Global stockpiles of nuclear weapons are increasing and reversing decades of nuclear disarmament, a top conflict think tank reported Monday.
For years, an annual decrease in the global inventory of nuclear weapons combined with the disarmament of retired warheads by the U.S. and Russia has outstripped the number of new warheads. But a report released Monday by the Stockholm International Peace Research Institute (SIPRI) found this trend will be reversed in the coming years as dismantlement slows while the deployment of new nuclear weapons increases.
“The era of reductions in the number of nuclear weapons in the world, which had lasted since the end of the Cold War, is coming to an end,” said Hans M. Kristensen, associate senior fellow with SIPRI’s Weapons of Mass Destruction program.
“Instead, we see a clear trend of growing nuclear arsenals, sharpened nuclear rhetoric and the abandonment of arms control agreements,” he added.
Out of the nine nuclear-armed states — the U.S., U.K., Russia, France, China, Pakistan, India, Israel and North Korea — all are upgrading existing weapons and adding new versions to their stockpiles.
According to SIPRI’s 2025 yearbook, an estimated 12,241 nuclear warheads existed worldwide as of January. Of those, approximately 9,614 are held in military stockpiles ready for potential use, with more than 2,100 kept on high alert — primarily by the United States and Russia.

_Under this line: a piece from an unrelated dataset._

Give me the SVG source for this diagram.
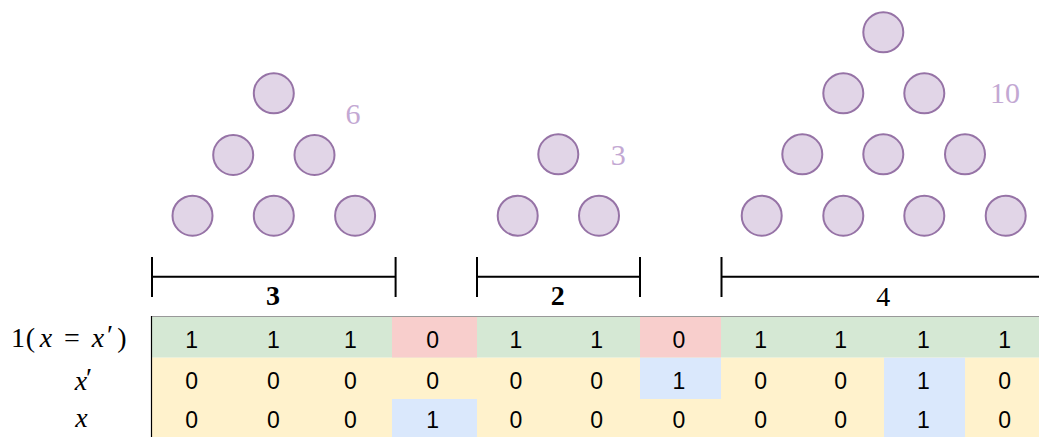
<svg xmlns="http://www.w3.org/2000/svg" width="1039" height="437" viewBox="0 0 1039 437">
<style>
.dot{fill:#e1d5e7;stroke:#9673a6;stroke-width:2}
.cnt{font-family:"Liberation Serif",serif;font-size:30px;fill:#c3a8d3;text-anchor:middle}
.br{stroke:#000;stroke-width:2;fill:none}
.bl{font-family:"Liberation Serif",serif;font-size:28px;fill:#000;text-anchor:middle}
.cell{font-family:"Liberation Sans",Arial,sans-serif;font-size:23px;fill:#000;text-anchor:middle}
.math{font-family:"Liberation Serif",serif;font-size:28px;fill:#000;text-anchor:middle}
.it{font-style:italic}
</style>
<rect width="1039" height="437" fill="#fff"/>
<g id="triangle-6">
<circle class="dot" cx="273.8" cy="93.3" r="20"/>
<circle class="dot" cx="233.2" cy="155" r="20"/>
<circle class="dot" cx="314.5" cy="155" r="20"/>
<circle class="dot" cx="192.5" cy="215.7" r="20"/>
<circle class="dot" cx="273.8" cy="215.7" r="20"/>
<circle class="dot" cx="355.1" cy="215.7" r="20"/>
<text class="cnt" x="353" y="123.5">6</text>
</g>
<g id="triangle-3">
<circle class="dot" cx="558.3" cy="154.3" r="20"/>
<circle class="dot" cx="517.7" cy="215.7" r="20"/>
<circle class="dot" cx="599" cy="215.7" r="20"/>
<text class="cnt" x="618.3" y="164.8">3</text>
</g>
<g id="triangle-10">
<circle class="dot" cx="883.3" cy="32.3" r="20"/>
<circle class="dot" cx="843.3" cy="93.3" r="20"/>
<circle class="dot" cx="924.3" cy="93.3" r="20"/>
<circle class="dot" cx="802.3" cy="154.3" r="20"/>
<circle class="dot" cx="883.3" cy="154.3" r="20"/>
<circle class="dot" cx="965" cy="154.3" r="20"/>
<circle class="dot" cx="761.7" cy="215.7" r="20"/>
<circle class="dot" cx="843.3" cy="215.7" r="20"/>
<circle class="dot" cx="924.3" cy="215.7" r="20"/>
<circle class="dot" cx="1005.7" cy="215.7" r="20"/>
<text class="cnt" x="1005" y="103">10</text>
</g>
<g id="connectors">
<path class="br" d="M152 276.7H395.6M152 257V297M395.6 257V297"/>
<path class="br" d="M477 276.7H640M477 257V297M640 257V297"/>
<path class="br" d="M721.5 276.7H1039M721.5 257V297"/>
</g>
<g id="bracket-labels">
<text class="bl" x="273" y="305" font-weight="bold">3</text>
<text class="bl" x="557.7" y="305" font-weight="bold">2</text>
<text class="bl" x="883.3" y="306">4</text>
</g>
<g id="table">
<rect x="151.5" y="316.5" width="887.5" height="41.2" fill="#d5e8d4"/>
<rect x="392" y="316.5" width="85" height="41.2" fill="#f8cecc"/>
<rect x="640" y="316.5" width="81" height="41.2" fill="#f8cecc"/>
<rect x="151.5" y="357.7" width="887.5" height="80" fill="#fff2cc"/>
<rect x="640" y="357.7" width="81" height="41.3" fill="#dae8fc"/>
<rect x="884" y="357.7" width="81" height="80" fill="#dae8fc"/>
<rect x="392" y="399" width="85" height="38.5" fill="#dae8fc"/>
<line x1="151.5" y1="316.5" x2="1039" y2="316.5" stroke="#999" stroke-width="1"/>
<line x1="151.5" y1="316" x2="151.5" y2="437" stroke="#000" stroke-width="1.2"/>
<g id="row-eq">
<text class="cell" x="191.7" y="347.5">1</text>
<text class="cell" x="273.3" y="347.5">1</text>
<text class="cell" x="350.5" y="347.5">1</text>
<text class="cell" x="432.7" y="347.5">0</text>
<text class="cell" x="516" y="347.5">1</text>
<text class="cell" x="596.7" y="347.5">1</text>
<text class="cell" x="679" y="347.5">0</text>
<text class="cell" x="760.7" y="347.5">1</text>
<text class="cell" x="840.7" y="347.5">1</text>
<text class="cell" x="923.3" y="347.5">1</text>
<text class="cell" x="1004.7" y="347.5">1</text>
</g>
<g id="row-xprime">
<text class="cell" x="191.7" y="388.5">0</text>
<text class="cell" x="273.3" y="388.5">0</text>
<text class="cell" x="350.5" y="388.5">0</text>
<text class="cell" x="432.7" y="388.5">0</text>
<text class="cell" x="516" y="388.5">0</text>
<text class="cell" x="596.7" y="388.5">0</text>
<text class="cell" x="679" y="388.5">1</text>
<text class="cell" x="760.7" y="388.5">0</text>
<text class="cell" x="840.7" y="388.5">0</text>
<text class="cell" x="923.3" y="388.5">1</text>
<text class="cell" x="1004.7" y="388.5">0</text>
</g>
<g id="row-x">
<text class="cell" x="191.7" y="428">0</text>
<text class="cell" x="273.3" y="428">0</text>
<text class="cell" x="350.5" y="428">0</text>
<text class="cell" x="432.7" y="428">1</text>
<text class="cell" x="516" y="428">0</text>
<text class="cell" x="596.7" y="428">0</text>
<text class="cell" x="679" y="428">0</text>
<text class="cell" x="760.7" y="428">0</text>
<text class="cell" x="840.7" y="428">0</text>
<text class="cell" x="923.3" y="428">1</text>
<text class="cell" x="1004.7" y="428">0</text>
</g>
</g>
<g id="row-labels">
<text class="math" y="346.7"><tspan x="18">1</tspan><tspan x="30.5">(</tspan><tspan x="46" class="it">x</tspan><tspan x="72">=</tspan><tspan x="98" class="it">x</tspan><tspan x="110" dy="-3">′</tspan><tspan x="122" dy="3">)</tspan></text>
<text class="math" y="390"><tspan x="81" class="it">x</tspan><tspan x="89" dy="-3">′</tspan></text>
<text class="math" y="426.5"><tspan x="81.5" class="it">x</tspan></text>
</g>
</svg>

China is leading the pack, with its nuclear arsenal having grown by 20 percent in just one year to an estimated 600 warheads. Projections indicate it could rival U.S. and Russian stockpiles by 2030. Meanwhile, India, Pakistan and Israel are also actively expanding or modernizing their nuclear capabilities.
The study’s findings come amid escalating attacks between Iran and Israel and just a few weeks after stalled peace negotiations between Russia and Ukraine. Israel’s recent targets in Iran included military sites and prominent nuclear scientists.
On the early 2025 tensions between India and Pakistan, Matt Korda, associate senior researcher at SIPRI, said that strikes on nuclear-related military infrastructure risked turning a conventional conflict into a nuclear crisis. “This should act as a stark warning for states seeking to increase their reliance on nuclear weapons.”
Reflecting concerns over the confrontation between Israel and Iran in the Middle East, the International Atomic Energy Agency said Monday it was monitoring the situation “very carefully” and confirmed that radiation levels remain stable following recent bombings of the Iranian uranium enrichment plant in Natanz.
“The IAEA is ready to respond to any nuclear or radiological emergency within an hour,” said IAEA Director Rafael Mariano Grossi. “For the second time in three years, we are witnessing a dramatic conflict between two member states, in which nuclear facilities are under fire and their safety compromised.”